Abstract

The recent advances in thin-film thermoelectric (TE) materials have created opportunities for on-chip cooling and energy-harvesting with heat-fluxes >100W/cm2. However, it remains unclear how effective these materials are in the context of realistic microprocessor floorplan and workloads. Moreover, these TE materials suffer from contact parasitics that can significantly impact their performance. To evaluate the workload dependent performance of on-chip TE devices, we developed a hierarchical simulation methodology that connects an architectural simulator and a power estimation tool with a thermal simulator capable of simulating TE devices. The well-known HotSpot thermal simulator is modified to incorporate TE equations along with contact parasitics in the TE module. SimpleScalar and McPAT were used to generate the runtime power of different functional units in an Out-of-Order processor across the SPEC2000 workloads. The power-map generated by McPAT is used by our TE enhanced HotSpot simulator to evaluate the cooling and harvesting capabilities of on-chip TE modules.
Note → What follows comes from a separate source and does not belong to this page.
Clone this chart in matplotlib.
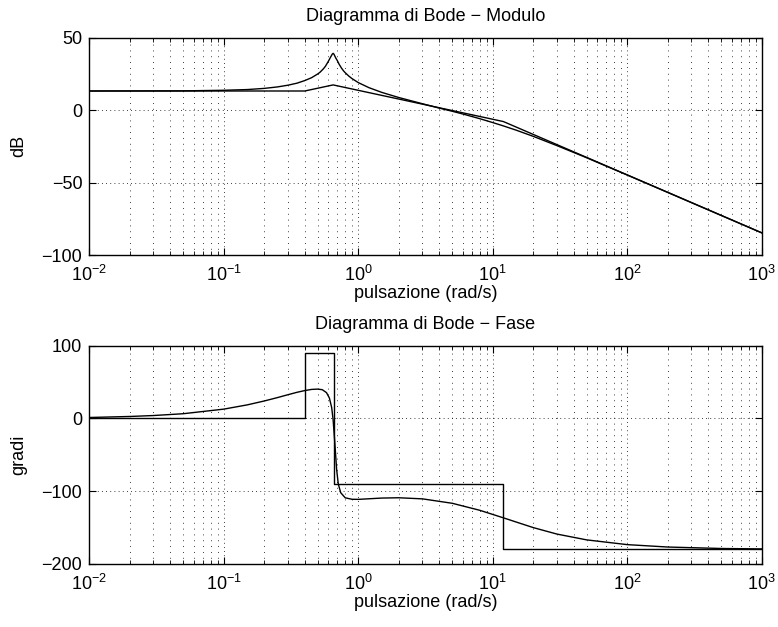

Our results indicate that it is possible to obtain 11°C peak cooling at the hot-spots, or harvest upto 85mW of power from the hot-spots. We also show that on-chip TE devices can aid in boosting the clock frequency of the processor from 1200MHz to 1600MHz under iso-temperature comparison with the no-TE case. This framework also allows for the rapid design space exploration of TE module's material/physical parameters and the optimum placement options for the TE module on the chip floorplan.